Walaupun ia tak menampik adanya temuan beberapa fakta di lapangan yang memang menyebut masih terjadi penolakan dari kelompok-kelompok Islamis yang ada di Indonesia. Namun, temuan tersebut menurut Kamil tak lantas menyurutkan para anggota Ahmadiyah untuk tetap berpegang teguh pada ajaran Islam sebagai pedoman hidupnya sampai saat ini.
Lebih lanjut, Kamil menjelaskan duduk perkara yang membuat Ahmadiyah dianggap berbeda disebabkan adanya pengakuan tentang kedatangan Imam Mahdi yang menurut Ahmadiyah sudah datang dalam wujud pendirinya yaitu, Hazrat mirza Ghulam Ahmad as. Sehingga hal itulah yang membuat umat muslim pada umumnya melabeli Ahmadiyah sebagai kelompok di luar Islam.
Kemudian ia mengupas terkait sejarah berdirinya Jemaat Ahmadiyah hingga awal mulanya masuk di Indonesia juga bagaimana keterlibatan-keterlibatan Ahmadiyah dalam memperjuangkan kemerdekaan Indonesia.
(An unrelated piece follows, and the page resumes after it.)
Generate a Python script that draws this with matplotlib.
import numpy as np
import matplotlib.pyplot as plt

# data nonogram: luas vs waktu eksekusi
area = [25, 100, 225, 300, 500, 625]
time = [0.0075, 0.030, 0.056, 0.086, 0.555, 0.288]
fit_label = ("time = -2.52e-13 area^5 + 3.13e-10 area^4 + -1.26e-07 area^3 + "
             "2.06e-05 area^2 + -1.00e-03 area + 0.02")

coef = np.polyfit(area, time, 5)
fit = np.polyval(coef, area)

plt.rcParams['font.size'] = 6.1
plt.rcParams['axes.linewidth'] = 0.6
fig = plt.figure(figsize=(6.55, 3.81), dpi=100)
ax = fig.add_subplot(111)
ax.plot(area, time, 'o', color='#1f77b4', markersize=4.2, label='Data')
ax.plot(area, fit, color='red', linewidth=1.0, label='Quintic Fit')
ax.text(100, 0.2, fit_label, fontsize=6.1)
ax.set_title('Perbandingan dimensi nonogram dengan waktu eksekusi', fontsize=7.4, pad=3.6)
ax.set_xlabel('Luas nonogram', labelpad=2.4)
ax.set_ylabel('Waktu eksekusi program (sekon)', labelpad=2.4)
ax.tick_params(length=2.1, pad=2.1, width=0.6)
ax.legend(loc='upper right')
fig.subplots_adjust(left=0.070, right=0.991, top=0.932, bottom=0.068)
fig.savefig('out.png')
Bahkan, menurutnya Khalifah Ahmadiyah yang ke-2, Hazrat Mirza Basyiruddin Mahmud Ahmad ra pada waktu itu menginstruksikan seluruh orang Ahmadiyah di seluruh dunia untuk ikut menyuarakan kemerdekaan Indonesia.
“Sampai hari ini SK-nya tidak dicabut,” ujar Kamil
“Artinya Ahmadiyah organisasi legal,” tegasnya.
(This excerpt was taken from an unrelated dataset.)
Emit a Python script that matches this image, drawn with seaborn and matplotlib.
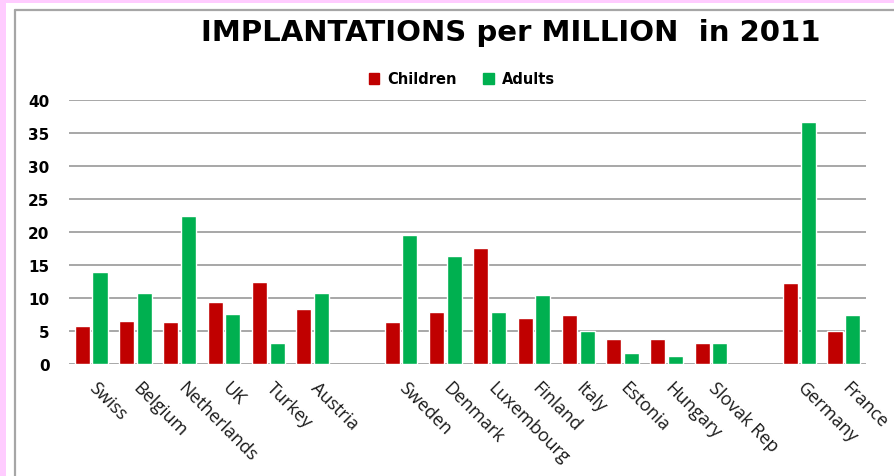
import matplotlib
matplotlib.use("Agg")
import matplotlib.pyplot as plt
import matplotlib.patches as mpatches
import matplotlib.lines as mlines
import matplotlib.transforms as mtransforms
import pandas as pd
import seaborn as sns

# data
countries = ["Swiss", "Belgium", "Netherlands", "UK", "Turkey", "Austria",
             "Sweden", "Denmark", "Luxembourg", "Finland", "Italy", "Estonia",
             "Hungary", "Slovak Rep", "Germany", "France"]
children = [5.7, 6.5, 6.3, 9.4, 12.4, 8.4,
            6.3, 7.9, 17.6, 6.9, 7.5, 3.8,
            3.8, 3.2, 12.2, 5.0]
adults = [13.9, 10.8, 22.5, 7.6, 3.2, 10.8,
          19.6, 16.3, 7.9, 10.4, 5.0, 1.6,
          1.2, 3.2, 36.6, 7.5]

# empty slots between the country groups
order = countries[:6] + [" "] + countries[6:14] + ["  "] + countries[14:]
tick_labels = [c.strip() for c in order]

df = pd.DataFrame({
    "country": countries * 2,
    "group": ["Children"] * len(countries) + ["Adults"] * len(countries),
    "value": children + adults,
})

sns.set_style("white")
plt.rcParams['font.family'] = ['DejaVu Sans']
plt.rcParams['text.color'] = 'black'
plt.rcParams['xtick.color'] = 'black'
plt.rcParams['ytick.color'] = 'black'

red = "#C00000"
green = "#00B050"
pink = "#FFCCFF"

fig = plt.figure(figsize=(8.95, 4.77), dpi=100)
fig.patch.set_facecolor("white")

# pink border bands and grey frame of the slide
fig.patches.append(mpatches.Rectangle((0, 1 - 4 / 477), 1, 4 / 477, transform=fig.transFigure,
                                      facecolor=pink, edgecolor="none", zorder=0))
fig.patches.append(mpatches.Rectangle((0, 0), 6 / 895, 1, transform=fig.transFigure,
                                      facecolor=pink, edgecolor="none", zorder=0))
fig.lines.append(mlines.Line2D([15 / 895, 1], [1 - 10.5 / 477, 1 - 10.5 / 477],
                               transform=fig.transFigure, color="#A6A6A6", lw=1.6))
fig.lines.append(mlines.Line2D([15 / 895, 15 / 895], [0, 1 - 10.5 / 477],
                               transform=fig.transFigure, color="#A6A6A6", lw=1.6))

ax = fig.add_axes([69 / 895, 1 - 365 / 477, (866 - 69) / 895, (365 - 101) / 477])
sns.barplot(data=df, x="country", y="value", hue="group", order=order,
            hue_order=["Children", "Adults"], palette=[red, green],
            width=0.8, gap=0.15, saturation=1, legend=False, ax=ax, zorder=3)

ax.set_xlim(-0.5, len(order) - 0.5)
ax.set_ylim(0, 40)
ax.set_yticks(range(0, 41, 5))
ax.yaxis.grid(True, color="#A0A0A0", lw=1.3)
ax.set_axisbelow(True)
for s in ax.spines.values():
    s.set_visible(False)
ax.set_xlabel("")
ax.set_ylabel("")
ax.set_facecolor("white")

ax.set_xticks(range(len(order)))
ax.set_xticklabels(tick_labels, rotation=-45, ha="left", va="top",
                   rotation_mode="anchor", fontsize=13, color="#1a1a1a",
                   family="Open Sans")
ax.tick_params(axis="x", length=0, pad=10)
ax.tick_params(axis="y", length=0, pad=14)
shift = mtransforms.ScaledTranslation(7 / 100, 0, fig.dpi_scale_trans)
for t in ax.get_xticklabels():
    t.set_transform(t.get_transform() + shift)
for t in ax.get_yticklabels():
    t.set_fontweight("bold")
    t.set_fontsize(11)

fig.text(511 / 895, 1 - 33 / 477, "IMPLANTATIONS per MILLION  in 2011",
         ha="center", va="center", fontsize=21, fontweight="bold", color="black")

handles = [mpatches.Patch(color=red, label="Children"),
           mpatches.Patch(color=green, label="Adults")]
fig.legend(handles=handles, loc="center", bbox_to_anchor=(462 / 895, 1 - 80 / 477),
           ncol=2, frameon=False, handlelength=0.7, handleheight=0.7,
           handletextpad=0.6, columnspacing=1.8,
           prop={"weight": "bold", "size": 10.5})

fig.savefig("out.png", dpi=100)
Sementara itu, Koordinator All Forum, Neilan Sylvester D’souza menginginkan untuk bisa bekerjasama dalam melakukan berbagai kegiatan lintas agama terutama dengan melibatkan anak-anak muda. Hal itu patut dilakukan agar mereka dapat saling belajar tentang keberagaman agama dan budaya di tiap negara.
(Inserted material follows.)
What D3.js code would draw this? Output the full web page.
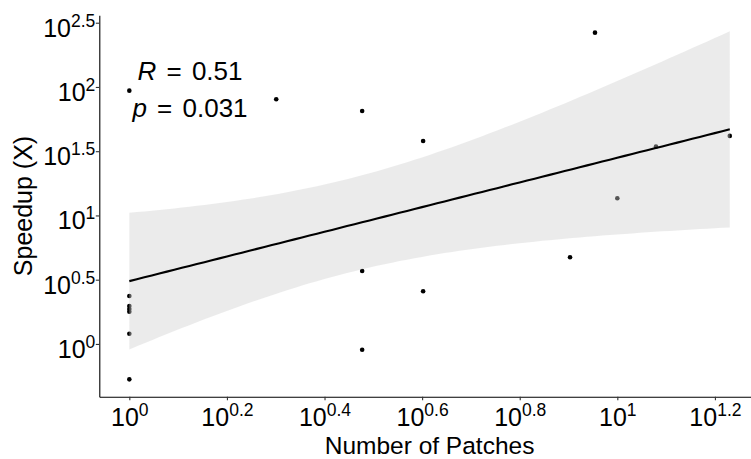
<!DOCTYPE html>
<html>
<head>
<meta charset="utf-8">
<script src="https://cdn.jsdelivr.net/npm/d3@7"></script>
<style>
  html, body { margin: 0; padding: 0; background: #fff; }
  svg { display: block; font-family: "Liberation Sans", Arial, Helvetica, sans-serif; }
</style>
</head>
<body>
<svg id="chart" width="751" height="459"></svg>
<script>
// ---- data ----
const patches = [1, 1, 1, 1, 1, 1, 1, 2, 3, 3, 3, 4, 4, 8, 9, 10, 12, 17];
const speedup = [93.6, 2.36, 1.97, 1.87, 1.78, 1.20, 0.53, 80.2, 65, 3.70, 0.90, 38, 2.57, 4.73, 264.7, 13.6, 34.3, 41.6];
const xTickExponents = ["0", "0.2", "0.4", "0.6", "0.8", "1", "1.2"];
const yTickExponents = ["0", "0.5", "1", "1.5", "2", "2.5"];
const statLines = [["R", " = 0.51"], ["p", " = 0.031"]];
const xTitle = "Number of Patches";
const yTitle = "Speedup (X)";
const tCrit = 2.1199; // t(0.975, df = 16)

// ---- layout ----
const panel = { left: 99.3, right: 759.8, top: 15.3, bottom: 396.7 };
const svg = d3.select("#chart");

const lx = patches.map(Math.log10);
const ly = speedup.map(Math.log10);
function expand(ext) { const r = ext[1] - ext[0]; return [ext[0] - 0.05 * r, ext[1] + 0.05 * r]; }
const xDomLog = expand(d3.extent(lx));
const yDomLog = expand(d3.extent(ly));

const x = d3.scaleLog().domain(xDomLog.map(v => Math.pow(10, v))).range([panel.left, panel.right]);
const y = d3.scaleLog().domain(yDomLog.map(v => Math.pow(10, v))).range([panel.bottom, panel.top]);

// ---- linear regression in log-log space ----
const n = lx.length;
const mx = d3.mean(lx), my = d3.mean(ly);
let sxx = 0, sxy = 0, syy = 0;
for (let i = 0; i < n; i++) { sxx += (lx[i]-mx)**2; sxy += (lx[i]-mx)*(ly[i]-my); syy += (ly[i]-my)**2; }
const slope = sxy / sxx, icpt = my - slope * mx;
const s = Math.sqrt((syy - slope * sxy) / (n - 2));
const [x0, x1] = d3.extent(lx);
const band = d3.range(0, 81).map(i => {
  const xv = x0 + (x1 - x0) * i / 80;
  const fit = icpt + slope * xv;
  const se = s * Math.sqrt(1 / n + (xv - mx) ** 2 / sxx);
  return { x: Math.pow(10, xv), fit: Math.pow(10, fit), lo: Math.pow(10, fit - tCrit * se), hi: Math.pow(10, fit + tCrit * se) };
});

// ---- points (drawn under the ribbon like geom_smooth after geom_point) ----
svg.append("g").selectAll("circle").data(patches).join("circle")
  .attr("cx", (d, i) => x(patches[i]))
  .attr("cy", (d, i) => y(speedup[i]))
  .attr("r", 2.3)
  .attr("fill", "#000");

// ribbon
svg.append("path").datum(band)
  .attr("d", d3.area().x(d => x(d.x)).y0(d => y(d.lo)).y1(d => y(d.hi)))
  .attr("fill", "rgb(207,207,207)")
  .attr("fill-opacity", 0.41);

// fit line
svg.append("path").datum(band)
  .attr("d", d3.line().x(d => x(d.x)).y(d => y(d.fit)))
  .attr("fill", "none").attr("stroke", "#000").attr("stroke-width", 2.1);

// ---- axes ----
const xAxis = d3.axisBottom(x)
  .tickValues(xTickExponents.map(e => Math.pow(10, +e)))
  .tickFormat("").tickSizeOuter(0).tickSizeInner(3.5);
const gx = svg.append("g").attr("transform", `translate(0,${panel.bottom})`).call(xAxis);
gx.select(".domain").attr("stroke", "#000").attr("stroke-width", 1.1);
gx.selectAll(".tick line").attr("stroke", "#333").attr("stroke-width", 1.1);
gx.selectAll(".tick").each(function(d, i) {
  const t = d3.select(this).append("text")
    .attr("y", 29.5).attr("text-anchor", "middle")
    .attr("fill", "#000").style("font-size", "25px");
  t.append("tspan").text("10");
  t.append("tspan").attr("dy", -10).style("font-size", "17.5px").text(xTickExponents[i]);
});

const yAxis = d3.axisLeft(y)
  .tickValues(yTickExponents.map(e => Math.pow(10, +e)))
  .tickFormat("").tickSizeOuter(0).tickSizeInner(3.5);
const gy = svg.append("g").attr("transform", `translate(${panel.left},0)`).call(yAxis);
gy.select(".domain").attr("stroke", "#000").attr("stroke-width", 1.1);
gy.selectAll(".tick line").attr("stroke", "#333").attr("stroke-width", 1.1);
gy.selectAll(".tick").each(function(d, i) {
  const t = d3.select(this).append("text")
    .attr("x", -4).attr("y", 13.5).attr("text-anchor", "end")
    .attr("fill", "#000").style("font-size", "25px");
  t.append("tspan").text("10");
  t.append("tspan").attr("dy", -10).style("font-size", "17.5px").text(yTickExponents[i]);
});
gx.attr("font-family", null).attr("font-size", null);
gy.attr("font-family", null).attr("font-size", null);

// ---- titles ----
svg.append("text")
  .attr("x", (panel.left + panel.right) / 2).attr("y", 454)
  .attr("text-anchor", "middle").style("font-size", "24.5px").attr("fill", "#000")
  .text(xTitle);
svg.append("text")
  .attr("transform", `translate(32,${(panel.top + panel.bottom) / 2}) rotate(-90)`)
  .attr("text-anchor", "middle").style("font-size", "25px").attr("fill", "#000")
  .text(yTitle);

// ---- R / p annotation ----
const ann = svg.append("g");
statLines.forEach((ln, i) => {
  const t = ann.append("text")
    .attr("x", 190).attr("y", 80 + i * 36.7)
    .attr("text-anchor", "middle").style("font-size", "26px").attr("fill", "#000")
    .style("word-spacing", "3px");
  t.append("tspan").style("font-style", "italic").text(ln[0]);
  t.append("tspan").text(ln[1]);
});
</script>
</body>
</html>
Selama berada di Kampus Mubarak, mereka diajak berkeliling melihat studio MTA, Jamiah Ahmadiyah, dan Peace Center. Selain itu para peserta dibawa ke perpustakaan Nusrat Jahan yang ada di areal gedung Baitul Afiyat Lajnah Imaillah (perempuan Ahmadiyah).
Dalam pertemuan yang sama, perwakilan dari Muslim Television Ahmadiyya (MTA) Indonesia, Samsul Bahrin memaparkan tentang MTA yang merupakan buah pikiran dari Khalifah Ahmadiyah yang ke-4 pada 1994. Ia mengklaim jika MTA merupakan satu-satunya jaringan televisi di dunia yang tidak menyiarkan iklan dalam tayangannya. Hal tersebut dikarenakan pendanaan MTA berasal dari para anggota Ahmadiyah di seluruh dunia.
Saat ini ada 17 program berbahasa Indonesia yang disiarkan di jaringan MTA. Program-program tersebut disiarkan selama satu jam per hari di satelit Asiasat 7 dan 3 jam per hari di satelit Telkom.
“24 jam nonstop tanpa iklan,” ucap Samsul.
“MTA Indonesia berdiri pada 1995,” pungkasnya.